This has two important consequences. First, SMS as a service does not disappear. Modern SMS is delivered over LTE and IMS and will continue to function in an all‑IP world. What disappears is the last refuge of legacy machine-to-machine devices that never evolved beyond GSM. The millions of alarm panels, meters and terminals that still rely on 2G‑based SMS alerts now have a finite upgrade window.
Second, the industry loses the safety net that allowed outdated endpoints to limp along indefinitely. Migration to LTE‑M, NB‑IoT, or full LTE is no longer optional. For enterprises, this is less a technology issue than an operational one: device replacement, certification, fieldwork and long‑term connectivity planning must happen now rather than later.
Against this network backdrop, mobile messaging itself is evolving rather than disappearing. Person‑to‑person SMS volumes continue their slow decline, but application‑to‑person messaging remains resilient. One‑time passwords, delivery notifications, emergency alerts and service updates still rely on SMS because of its universality. The difference is strategic. SMS is no longer the default experience; it is the guaranteed fallback.

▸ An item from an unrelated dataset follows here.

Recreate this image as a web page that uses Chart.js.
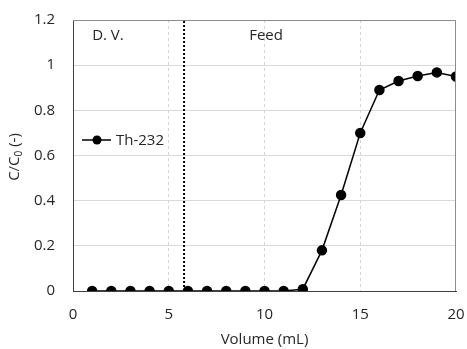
<!DOCTYPE html>
<html>
<head>
<meta charset="utf-8">
<script src="https://cdn.jsdelivr.net/npm/chart.js@4.4.1/dist/chart.umd.min.js"></script>
<style>
  html, body { margin: 0; padding: 0; background: #fff; }
  #wrap { width: 467px; height: 349px; }
</style>
</head>
<body>
<div id="wrap"><canvas id="breakthroughChart"></canvas></div>
<script>
// data
const volumes = [1, 2, 3, 4, 5, 6, 7, 8, 9, 10, 11, 12, 13, 14, 15, 16, 17, 18, 19, 20];
const th232 = [0, 0, 0, 0, 0, 0, 0, 0, 0, 0, 0, 0.008, 0.18, 0.425, 0.70, 0.89, 0.93, 0.952, 0.968, 0.95];
const switchVolume = 5.8; // D.V. -> Feed
const regionLabels = ["D. V.", "Feed"];
const regionLabelX = [1.0, 9.2];
const regionLabelY = 1.13;
const xTicks = [0, 5, 10, 15, 20];

const FONT = "'Open Sans', 'Liberation Sans', sans-serif";
const TEXT = "#262626";
const FS = 15;

// box around plot, region labels, legend and y title
const extras = {
  id: "extras",
  afterDraw(chart) {
    const { ctx, chartArea: a, scales } = chart;
    ctx.save();
    ctx.strokeStyle = "#8c8c8c";
    ctx.lineWidth = 1;
    ctx.beginPath();
    ctx.moveTo(a.left, a.top + 0.5);
    ctx.lineTo(a.right - 0.5, a.top + 0.5);
    ctx.lineTo(a.right - 0.5, a.bottom);
    ctx.stroke();

    ctx.fillStyle = TEXT;
    ctx.font = FS + "px " + FONT;
    ctx.textBaseline = "middle";
    ctx.textAlign = "left";
    regionLabels.forEach((t, i) => {
      ctx.fillText(t, scales.x.getPixelForValue(regionLabelX[i]), scales.y.getPixelForValue(regionLabelY));
    });

    // legend
    const ly = 140, lx = 82;
    ctx.strokeStyle = "#000";
    ctx.lineWidth = 1.5;
    ctx.beginPath();
    ctx.moveTo(lx, ly);
    ctx.lineTo(lx + 29, ly);
    ctx.stroke();
    ctx.fillStyle = "#000";
    ctx.beginPath();
    ctx.arc(lx + 15, ly, 4.5, 0, Math.PI * 2);
    ctx.fill();
    ctx.fillStyle = TEXT;
    ctx.fillText("Th-232", lx + 34, ly + 1);

    // y axis title with subscript
    ctx.translate(15, 157);
    ctx.rotate(-Math.PI / 2);
    const p1 = "C/C", p2 = "0", p3 = " (-)";
    ctx.font = FS + "px " + FONT;
    const w1 = ctx.measureText(p1).width, w3 = ctx.measureText(p3).width;
    ctx.font = "10px " + FONT;
    const w2 = ctx.measureText(p2).width;
    let x = -(w1 + w2 + w3) / 2;
    ctx.font = FS + "px " + FONT;
    ctx.fillText(p1, x, 0);
    x += w1;
    ctx.font = "10px " + FONT;
    ctx.fillText(p2, x, 4);
    x += w2;
    ctx.font = FS + "px " + FONT;
    ctx.fillText(p3, x, 0);
    ctx.restore();
  }
};

new Chart(document.getElementById("breakthroughChart"), {
  type: "line",
  data: {
    datasets: [
      {
        label: "Th-232",
        data: volumes.map((v, i) => ({ x: v, y: th232[i] })),
        borderColor: "#000",
        backgroundColor: "#000",
        borderWidth: 1.5,
        pointRadius: 4.5,
        pointHoverRadius: 4.5,
        tension: 0
      },
      {
        label: "switch",
        data: [{ x: switchVolume, y: 0 }, { x: switchVolume, y: 1.2 }],
        borderColor: "#000",
        borderWidth: 2,
        borderDash: [2, 2],
        pointRadius: 0
      }
    ]
  },
  options: {
    responsive: true,
    maintainAspectRatio: false,
    animation: false,
    layout: { padding: { top: 20, right: 11, left: 0, bottom: 0 } },
    plugins: {
      legend: { display: false },
      tooltip: { enabled: false }
    },
    scales: {
      x: {
        type: "linear",
        min: 0,
        max: 20,
        afterBuildTicks: (s) => { s.ticks = xTicks.map(v => ({ value: v })); },
        afterFit: (s) => { s.height = 58; s.paddingLeft = 0; s.paddingRight = 0; },
        ticks: { color: TEXT, font: { family: FONT, size: FS }, padding: 15, maxRotation: 0 },
        grid: {
          color: (c) => (c.tick && (c.tick.value === 0 || c.tick.value === 20)) ? "rgba(0,0,0,0)" : "#d4d4d4",
          drawTicks: false
        },
        border: { color: "#404040", width: 1, dash: [3, 3] },
        title: { display: true, text: "Volume (mL)", color: TEXT, font: { family: FONT, size: FS }, padding: { top: 0, bottom: 0 } }
      },
      y: {
        min: 0,
        max: 1.2,
        ticks: {
          stepSize: 0.2,
          color: TEXT,
          font: { family: FONT, size: FS },
          padding: 18,
          callback: (v) => String(Math.round(v * 10) / 10)
        },
        afterFit: (s) => { s.width = 73; s.paddingTop = 0; s.paddingBottom = 0; },
        grid: { color: "#d9d9d9", drawTicks: false },
        border: { color: "#404040", width: 1 }
      }
    }
  },
  plugins: [extras]
});
</script>
</body>
</html>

At the same time, richer channels are benefiting directly from improvements in the underlying network. With 5G Standalone, latency drops by tens of milliseconds, and uplink performance becomes more consistent. In practice, this means that interactive RCS messages, live agent chats, and in-thread payment confirmations feel noticeably more responsive. Tests show that rich media messages that take over a second to arrive on a clean 4G connection can arrive in roughly half that time on SA. That difference sounds small, but in conversational flows, it is often the difference between engagement and abandonment.
For enterprises, this shifts the economics of messaging. Rather than maximising volume at the lowest possible unit cost, value increasingly comes from completing a task within a single, trusted conversation. Identity verification, customer support, marketing, and payment no longer need to be separate journeys across different channels and apps. They can converge inside a continuous, authenticated exchange.
Taken together, these developments mark the end of an era defined by uncertainty. For two decades, mobile communications strategy revolved around what might fail. In today’s UK market, the more relevant question is what can be improved. Networks are fast enough, coverage is deep enough, and IP is consistent enough to support genuinely conversational services at a national scale.
Operators now have the opportunity to monetise quality rather than just capacity, exposing network capabilities in ways that support secure, low‑latency interactions. CPaaS providers are evolving from simple message routers into orchestration platforms that choose channels based on outcome, trust, and context. Enterprises, in turn, can redesign customer journeys around completion rather than clicks, using messaging as a primary interface rather than a supporting one.
Even as 5G Standalone matures, the industry has begun to outline what comes next under the broad banner of 6G. Formal standards are still years away, but the direction of travel is clear. 6G is widely expected to be AI‑native, with intelligence embedded throughout the network to optimise performance dynamically. It will likely integrate communications and sensing, enabling networks not only to carry data but also to understand context, such as location and movement, with far greater precision.
The integration of non‑terrestrial networks is also expected to be deeper in a 6G era. Satellite and high‑altitude platforms would no longer be exceptional fallbacks but part of the standard connectivity fabric, extending trusted messaging to remote and mobile environments with the same user experience and identity guarantees.
At the same time, the risks will increase. AI-driven fraud, synthetic media, and highly personalised social engineering will challenge existing defences. The counterbalance will need to be stronger, with provenance, continuous authentication, and privacy-preserving personalisation that keeps sensitive data on the device wherever possible.
The most important insight is that preparing for this future does not require waiting for 6G. The disciplines being developed today around 5G Standalone—identity‑first messaging, outcome-based orchestration, modern IoT migration, and tighter fraud controls—are the foundations on which future networks will build.
The UK’s mobile infrastructure has, largely unnoticed, become robust enough to support this shift. The opportunity now lies with those who use it. Messaging is no longer just a way to send information; it is becoming the primary interface through which organisations and consumers interact.
The rails are in place. The conversations are already moving. Those who design for a 4G‑first, 5G‑enhanced, and 6G‑ready world will define how trust, commerce, and communication operate in the UK for the decade ahead.